I put a few clips together to get everyone pumped up about this upcoming season. Hope you enjoy!


----------



## hassell (Feb 9, 2010)

That should get everyone pumped, thanks for sharing.


----------



## sos1inmesa (May 11, 2011)

Cool clip. Love the Arizona desert. Some of those areas looked like some of the stands I've hunted from, lol!


----------



## fur-n-dirt (Aug 26, 2012)

Are you guys going to release a DVD?

Nice video.


----------



## El Gato Loco (Jan 15, 2010)

Lookin good, fellas!
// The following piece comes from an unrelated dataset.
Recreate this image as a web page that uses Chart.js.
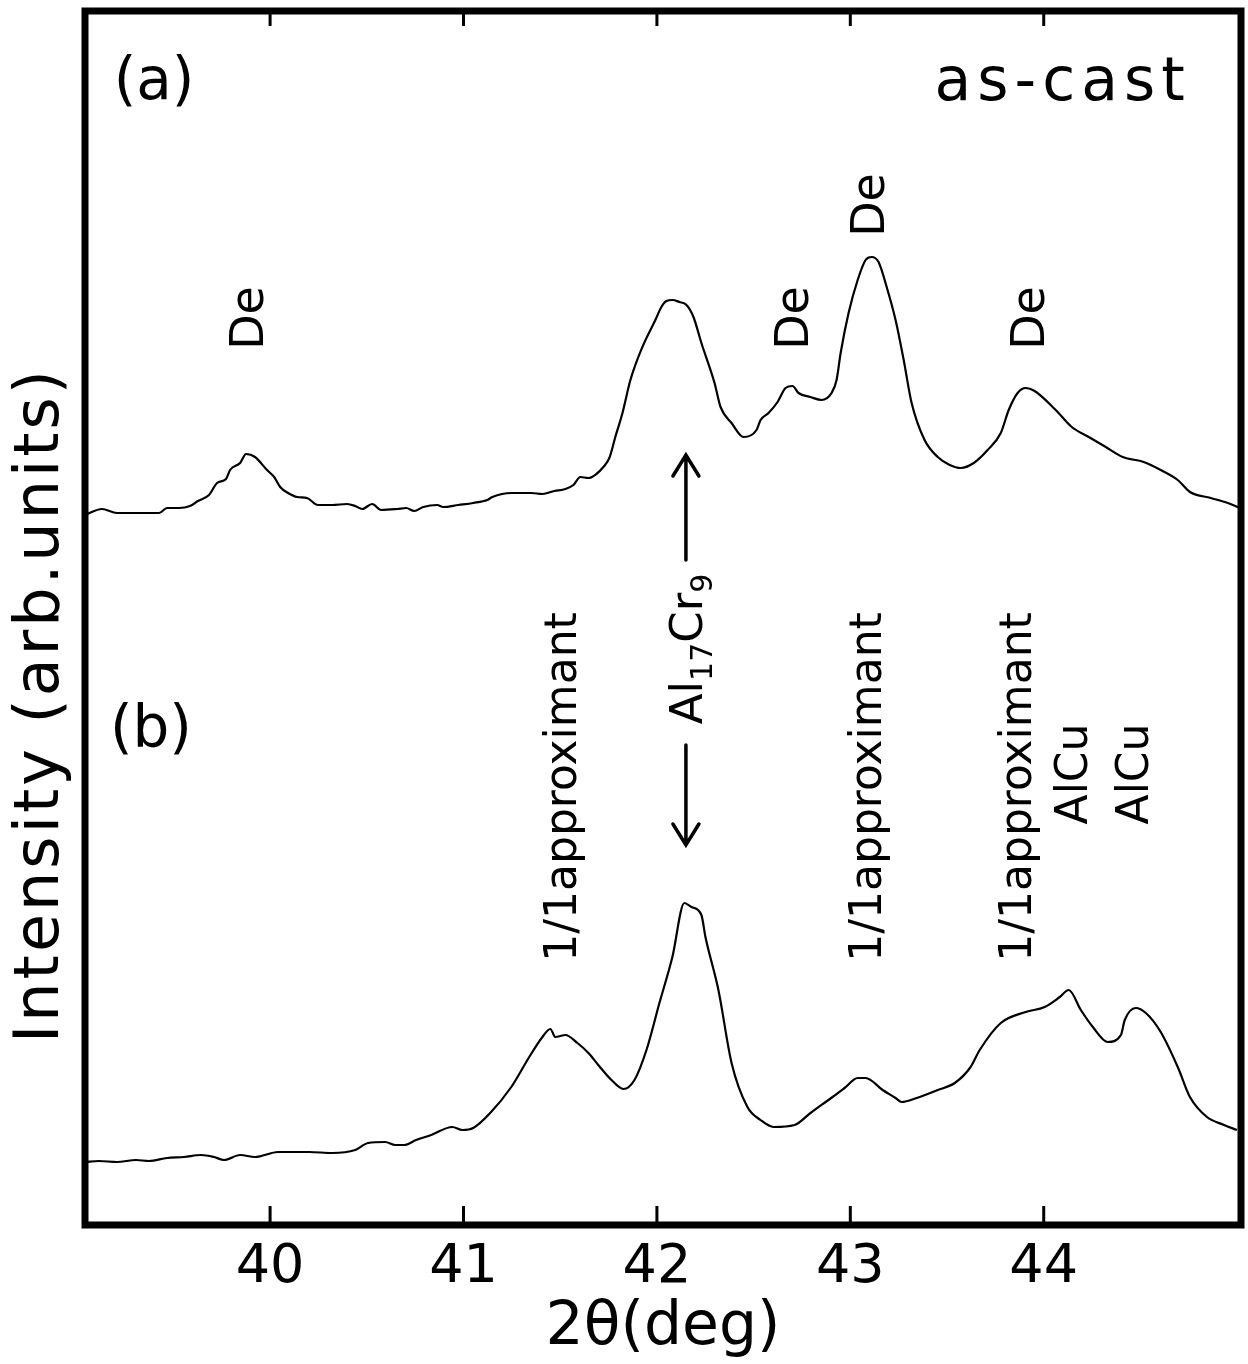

It's got me pumped!!!


----------



## bones44 (Jan 7, 2011)

Definitely rocks ! Always love seeing some dawgs getting rolled.


----------



## Weasel (Jun 18, 2012)

I don't know how I missed this, but it is a cool compilation of clips.


----------



## youngdon (Mar 10, 2010)

Cool clips, thanks for posting them !


----------



## SWAMPBUCK10PT (Apr 5, 2010)

*I enjoyed your clips Thanks for sharing your hunts---------sb*


----------



## Call-In the Country (Oct 10, 2011)

Bginvestor said:


> Are you guys going to release a DVD?
> 
> Nice video.


We're hoping to at the end of this season if all goes well. Thanks for the kind words everyone.


----------



## alexgee926 (Sep 28, 2012)

awesome video, looking forward to hunting arizona soon.


----------